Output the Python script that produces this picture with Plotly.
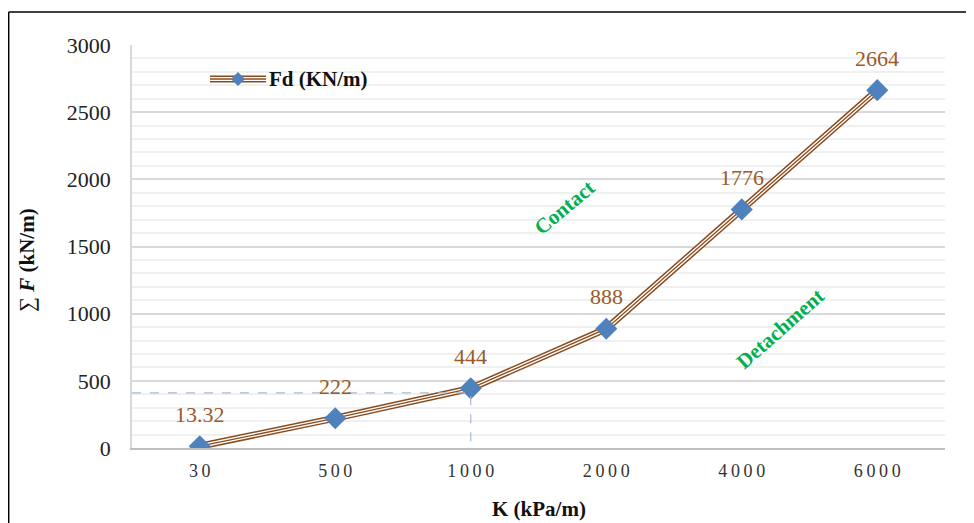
import plotly.graph_objects as go

# ---- data ----
k_labels = ["30", "500", "1000", "2000", "4000", "6000"]
fd_values = [13.32, 222, 444, 888, 1776, 2664]
fd_text = ["13.32", "222", "444", "888", "1776", "2664"]
ref_level = 410          # dashed reference level
ref_category = 2         # index of "1000"
y_ticks = [0, 500, 1000, 1500, 2000, 2500, 3000]

x_idx = list(range(len(k_labels)))
spaced = ["\u2009".join(list(s)) for s in k_labels]

BROWN = "#8A4B1C"
LABEL = "#9A5A2A"
BLUE = "#4F81BD"
GREEN = "#00B050"
FONT = "Liberation Serif"

# page offset (browser body margin) and plot area in screen pixels
O = 8
L, R, T, B = 132, 945, 45, 448
W, H = 974 - O, 523 - O
def px(xp): return (xp - L) / (R - L)
def py(yp): return (B - yp) / (B - T)

fig = go.Figure()

# compound line: brown / white / brown
fig.add_trace(go.Scatter(x=x_idx, y=fd_values, mode="lines",
                         line=dict(color=BROWN, width=7), showlegend=False, hoverinfo="skip"))
fig.add_trace(go.Scatter(x=x_idx, y=fd_values, mode="lines",
                         line=dict(color="white", width=4), showlegend=False, hoverinfo="skip"))
fig.add_trace(go.Scatter(x=x_idx, y=fd_values, mode="lines",
                         line=dict(color=BROWN, width=1.3), showlegend=False, hoverinfo="skip"))
fig.add_trace(go.Scatter(x=x_idx, y=fd_values, mode="markers", name="Fd (KN/m)",
                         marker=dict(symbol="diamond", size=17, color=BLUE), showlegend=False))

# dashed reference lines
fig.add_trace(go.Scatter(x=[-0.5, ref_category, ref_category], y=[ref_level, ref_level, 0],
                         mode="lines", line=dict(color="#A9BACF", width=1.2, dash="dash"),
                         showlegend=False, hoverinfo="skip"))

annotations = []
for xi, v, t in zip(x_idx, fd_values, fd_text):
    annotations.append(dict(x=xi, y=v, text=t, showarrow=False, yshift=32,
                            xanchor="center", yanchor="middle",
                            font=dict(family=FONT, size=22, color=LABEL)))

C = dict(xref="paper", yref="paper", showarrow=False, xanchor="center", yanchor="middle")
annotations += [
    dict(x=px(564), y=py(208), text="<b>Contact</b>", textangle=-40,
         font=dict(family=FONT, size=21, color=GREEN), **C),
    dict(x=px(780), y=py(329), text="<b>Detachment</b>", textangle=-41.5,
         font=dict(family=FONT, size=21, color=GREEN), **C),
    dict(x=px(318), y=py(79), text="<b>Fd (KN/m)</b>",
         font=dict(family=FONT, size=21, color="#111"), **C),
    dict(x=px(27), y=py(260), text="∑ <b><i>F</i></b> <b>(kN/m)</b>", textangle=-90,
         font=dict(family=FONT, size=21, color="#111"), **C),
    dict(x=0.5, y=py(509), text="<b>K (kPa/m)</b>",
         font=dict(family=FONT, size=21, color="#111"), **C),
]

shapes = [
    # outer border (left and top edges visible)
    dict(type="line", xref="paper", yref="paper", x0=px(8.7), x1=px(8.7), y0=py(523), y1=py(12),
         line=dict(color="black", width=1.5)),
    dict(type="line", xref="paper", yref="paper", x0=px(8.7), x1=px(974), y0=py(12), y1=py(12),
         line=dict(color="black", width=1.5)),
    # legend sample
    dict(type="line", xref="paper", yref="paper", x0=px(210), x1=px(266), y0=py(79), y1=py(79),
         line=dict(color=BROWN, width=7)),
    dict(type="line", xref="paper", yref="paper", x0=px(210), x1=px(266), y0=py(79), y1=py(79),
         line=dict(color="white", width=4)),
    dict(type="line", xref="paper", yref="paper", x0=px(210), x1=px(266), y0=py(79), y1=py(79),
         line=dict(color=BROWN, width=1.3)),
    dict(type="path", xref="paper", yref="paper",
         path=f"M {px(238)} {py(72)} L {px(245)} {py(79)} L {px(238)} {py(86)} L {px(231)} {py(79)} Z",
         fillcolor=BLUE, line=dict(width=0)),
]

fig.update_layout(
    width=W, height=H,
    margin=dict(l=L - O, r=W - (R - O), t=T - O, b=H - (B - O), pad=0),
    paper_bgcolor="white", plot_bgcolor="white",
    annotations=annotations, shapes=shapes,
    showlegend=False,
    xaxis=dict(range=[-0.5, 5.5], tickvals=x_idx, ticktext=spaced, showgrid=False,
               showline=True, linecolor="#BFBFBF", linewidth=1.5, ticks="", zeroline=False,
               automargin=False,
               tickfont=dict(family=FONT, size=18, color="#333"), ticklabelstandoff=6),
    yaxis=dict(range=[0, 3000], tickvals=y_ticks, showgrid=True, gridcolor="#D9D9D9", gridwidth=1.5,
               minor=dict(dtick=100, showgrid=True, gridcolor="#F0F0F0", gridwidth=1.5),
               showline=True, linecolor="#D9D9D9", linewidth=1.5, zeroline=False, ticks="",
               automargin=False,
               tickfont=dict(family=FONT, size=22, color="#222"), ticklabelstandoff=15),
)

fig.write_html("out.html")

+ + + +

Restate only the lines running from the start of the material above through the line containing "y_ticks = [0, 500, 1000, 1500, 2000, 2500, 3000]", ends included. No pictures.

▶ Answer in full:
Output the Python script that produces this picture with Plotly.
import plotly.graph_objects as go

# ---- data ----
k_labels = ["30", "500", "1000", "2000", "4000", "6000"]
fd_values = [13.32, 222, 444, 888, 1776, 2664]
fd_text = ["13.32", "222", "444", "888", "1776", "2664"]
ref_level = 410          # dashed reference level
ref_category = 2         # index of "1000"
y_ticks = [0, 500, 1000, 1500, 2000, 2500, 3000]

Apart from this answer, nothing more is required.